> _Problem details_
Look below for the line with "Reproduce this chart" and the line with "import pandas as pd"; repeat exactly those two lines and all lines between them, but no pictures.

> _Records to process_
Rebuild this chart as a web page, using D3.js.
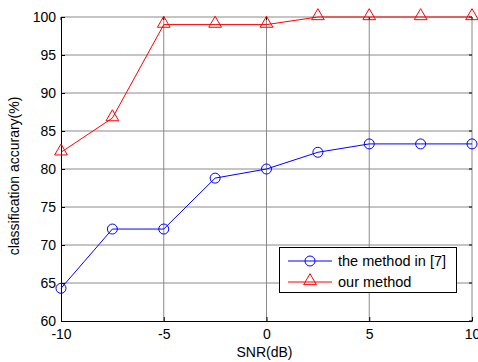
* * *
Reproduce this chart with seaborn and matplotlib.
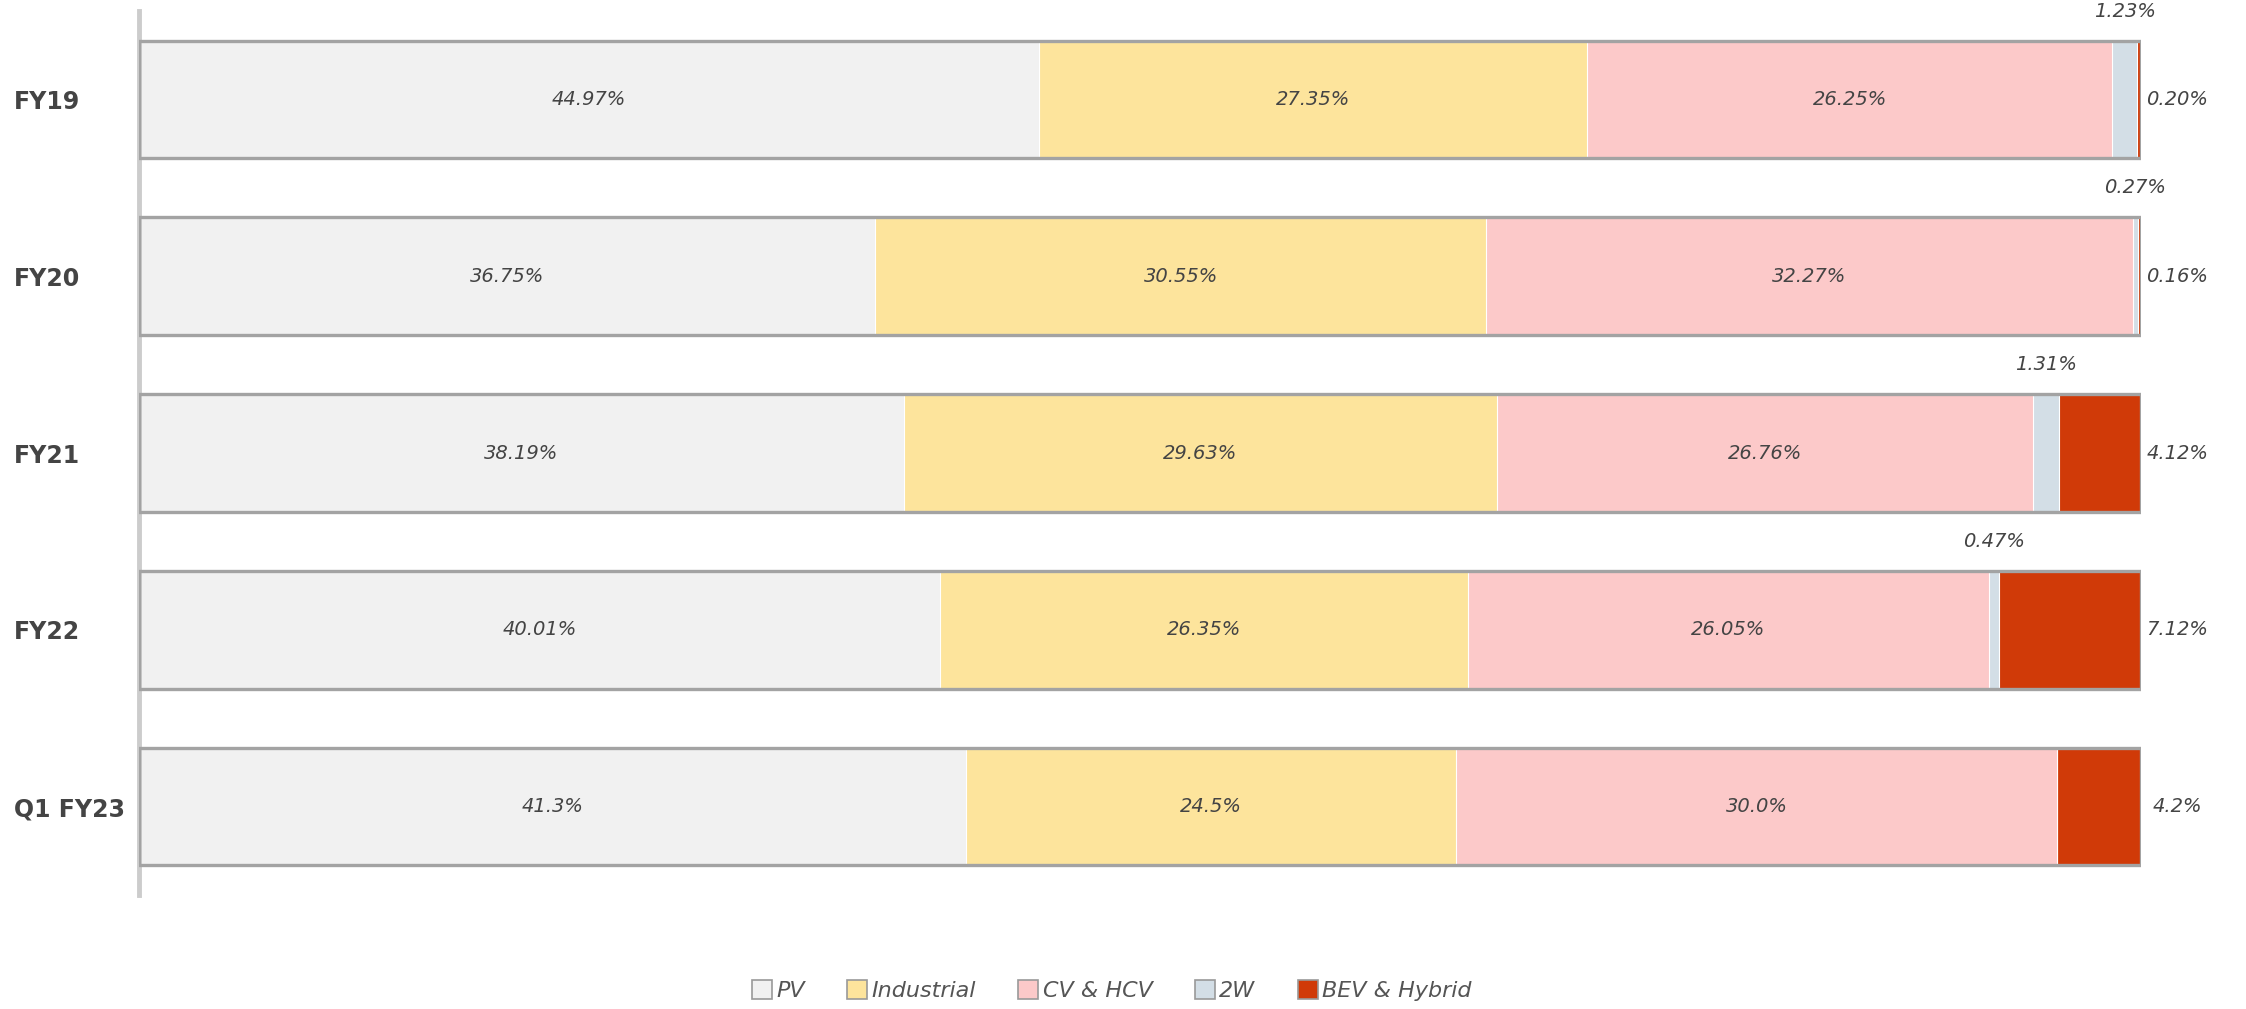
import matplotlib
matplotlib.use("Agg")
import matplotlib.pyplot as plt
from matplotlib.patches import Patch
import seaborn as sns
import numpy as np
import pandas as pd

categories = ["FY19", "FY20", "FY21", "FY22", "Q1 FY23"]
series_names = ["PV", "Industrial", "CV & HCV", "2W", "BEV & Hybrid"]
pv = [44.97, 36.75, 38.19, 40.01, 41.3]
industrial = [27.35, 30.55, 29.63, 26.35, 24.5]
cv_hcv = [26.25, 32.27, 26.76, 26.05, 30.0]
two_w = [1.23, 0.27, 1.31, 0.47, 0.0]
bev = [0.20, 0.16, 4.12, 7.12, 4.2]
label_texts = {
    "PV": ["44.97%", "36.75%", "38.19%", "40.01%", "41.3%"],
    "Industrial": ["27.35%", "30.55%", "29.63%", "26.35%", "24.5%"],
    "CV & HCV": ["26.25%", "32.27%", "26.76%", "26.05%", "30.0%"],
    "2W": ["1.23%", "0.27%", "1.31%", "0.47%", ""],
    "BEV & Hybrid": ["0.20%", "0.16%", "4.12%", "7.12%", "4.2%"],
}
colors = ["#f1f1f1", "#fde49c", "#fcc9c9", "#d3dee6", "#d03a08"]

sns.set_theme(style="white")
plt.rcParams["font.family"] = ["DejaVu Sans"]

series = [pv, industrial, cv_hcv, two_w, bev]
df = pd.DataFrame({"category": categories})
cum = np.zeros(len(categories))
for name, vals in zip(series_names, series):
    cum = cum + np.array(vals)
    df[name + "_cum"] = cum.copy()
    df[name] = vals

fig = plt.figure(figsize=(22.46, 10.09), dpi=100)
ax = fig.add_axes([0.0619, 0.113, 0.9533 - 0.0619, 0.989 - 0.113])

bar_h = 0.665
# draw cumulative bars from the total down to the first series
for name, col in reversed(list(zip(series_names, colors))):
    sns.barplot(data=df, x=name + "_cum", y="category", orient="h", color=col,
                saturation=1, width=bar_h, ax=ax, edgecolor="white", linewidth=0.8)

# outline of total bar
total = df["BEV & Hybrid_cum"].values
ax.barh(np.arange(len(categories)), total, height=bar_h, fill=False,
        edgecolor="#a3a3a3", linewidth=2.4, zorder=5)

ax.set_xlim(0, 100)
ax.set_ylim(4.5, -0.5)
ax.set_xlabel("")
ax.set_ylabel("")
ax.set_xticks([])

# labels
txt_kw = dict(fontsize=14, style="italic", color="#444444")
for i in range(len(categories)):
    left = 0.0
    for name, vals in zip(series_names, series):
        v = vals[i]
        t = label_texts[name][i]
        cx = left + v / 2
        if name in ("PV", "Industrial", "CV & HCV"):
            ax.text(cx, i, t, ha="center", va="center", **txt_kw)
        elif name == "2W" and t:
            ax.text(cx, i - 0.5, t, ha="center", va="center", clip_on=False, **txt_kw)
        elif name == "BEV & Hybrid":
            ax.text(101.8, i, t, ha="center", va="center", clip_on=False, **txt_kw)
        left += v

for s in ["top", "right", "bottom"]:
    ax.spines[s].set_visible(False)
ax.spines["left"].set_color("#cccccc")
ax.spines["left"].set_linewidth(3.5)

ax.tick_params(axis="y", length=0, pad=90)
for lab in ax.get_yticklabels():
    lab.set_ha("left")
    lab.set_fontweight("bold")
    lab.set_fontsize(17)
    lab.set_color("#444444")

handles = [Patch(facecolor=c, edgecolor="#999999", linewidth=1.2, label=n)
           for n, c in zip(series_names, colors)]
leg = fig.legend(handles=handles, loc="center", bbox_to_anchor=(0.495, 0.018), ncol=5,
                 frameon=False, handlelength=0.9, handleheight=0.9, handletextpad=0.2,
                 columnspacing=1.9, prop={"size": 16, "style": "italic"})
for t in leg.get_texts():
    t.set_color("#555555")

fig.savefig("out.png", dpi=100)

> _Reply_
Reproduce this chart with seaborn and matplotlib.
import matplotlib
matplotlib.use("Agg")
import matplotlib.pyplot as plt
from matplotlib.patches import Patch
import seaborn as sns
import numpy as np
import pandas as pd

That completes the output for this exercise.